Cool! This should be a lot of fun. I'm glad to see you posted the new challenge. I hope this can be an at least monthly event.

Question: I was planning on doing this challenge (and all future challenges) in Perl. Most servers have it. Is that acceptable?
 
Nice one Tim - this one's a little more challenging that the last.

Question is, can anyone come up with an n-dimensional version? Or get away from using the random functions? I've got a couple of ideas on the n-dimensional thang, but I think this one's going to take a bit more thinking about that the previous challenge.

My only criticism would be that it will produce more interesting results if it were based on rules as well as the random factor - thus producing a semi-chaotic system with generally reproducible results. Or perhaps base it on fractal patterns.

Just some suggestions really - if anyone objects to me posting ideas, let me know and I'll scrub this post (don't want to affect the competition....).

Good luck everyone!
 
Originally posted by :LJ:
Nice one Tim - this one's a little more challenging that the last.
Click to expand...

It is indeed more challenging. But you have to start easy to get interest building. ;)
 
Originally posted by carl67lp
It is indeed more challenging. But you have to start easy to get interest building. ;)
Click to expand...

It wasn't a criticism of your challenge - the challenge in yours was to make it quick and minimise the amount of extraneous components. In this one, I think the challenge is more a case of style and logical thinking.
 
Originally posted by :LJ:
It wasn't a criticism of your challenge - the challenge in yours was to make it quick and minimise the amount of extraneous components. In this one, I think the challenge is more a case of style and logical thinking.
Click to expand...

Oh, I know it wasn't a criticism. :) I much prefer style and logical thinking anyhow, so I'm eager to start on this challenge.
 
Not that I'd do it this way, but could we get points for lack of style (or perverted sense of style?), like the IOCCC?
 
Well, we did a lot of work on n-dimensional calculations when I was at university, so I'm going to work on a generic solution. I'm just not sure how to go about constructing an n-dimensional representation (logical and graphical) of the structure in the languages I'm good with (VB and Java). I can also pretty much guarantee that it's going to be an absolute memory hog. And it probably won't be particularly speedy for > 4 dimensions.
 
Originally posted by carl67lp
Cool! This should be a lot of fun. I'm glad to see you posted the new challenge. I hope this can be an at least monthly event.

Question: I was planning on doing this challenge (and all future challenges) in Perl. Most servers have it.
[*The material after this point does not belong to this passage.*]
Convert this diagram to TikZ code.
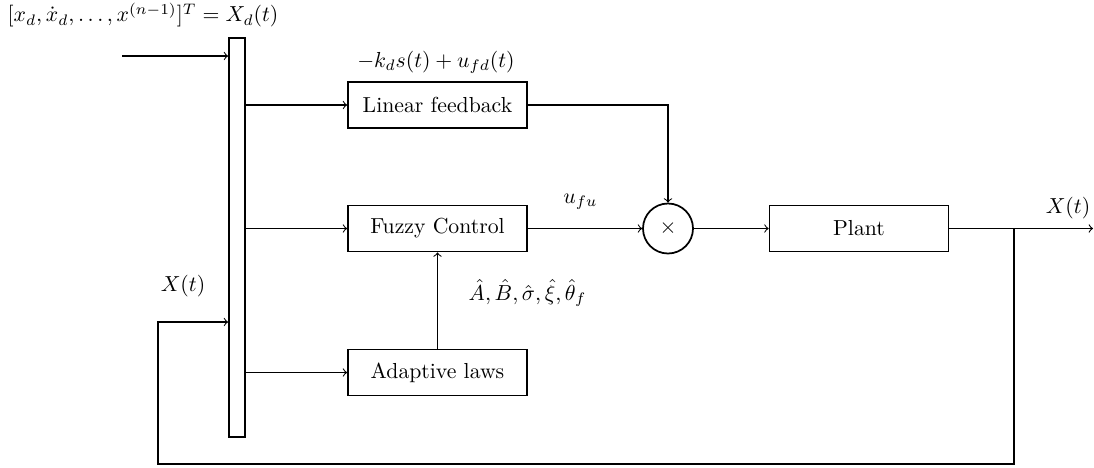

Is that acceptable?
Click to expand...
that's fine too, i was only thinking about languages i would need to compile, i just forgot about perl. i guess one could also write a cli php version too
 
Originally posted by FuzzyDonkey
Not that I'd do it this way, but could we get points for lack of style (or perverted sense of style?), like the IOCCC?
Click to expand...
maybe if one provided a 'normal' and obfuscated version of the code. but i think i'd have a hard time going through the obfuscated version

link if you don't know (like i didn't) or don't want to search
http://www.ioccc.org/
 
I'm doing it in python. I don't care if it gets evaluated or not, I'm just doing it for kicks anyway.
 
Originally posted by :LJ:
Question is, can anyone come up with an n-dimensional version? Or get away from using the random functions?
....
My only criticism would be that it will produce more interesting results if it were based on rules as well as the random factor - thus producing a semi-chaotic system with generally reproducible results. Or perhaps base it on fractal patterns.
....
Just some suggestions really - if anyone objects to me posting ideas, let me know and I'll scrub this post (don't want to affect the competition....).
Click to expand...
making it 3d shouldn't be that hard to implement, but graphically representing it is way beyond my knowledge at this point. any dimension > 3 is probably beyond me as well at this point :(

i also don't know how to use a 'standard' random factor. although i'd love to find out, especially about using fractals.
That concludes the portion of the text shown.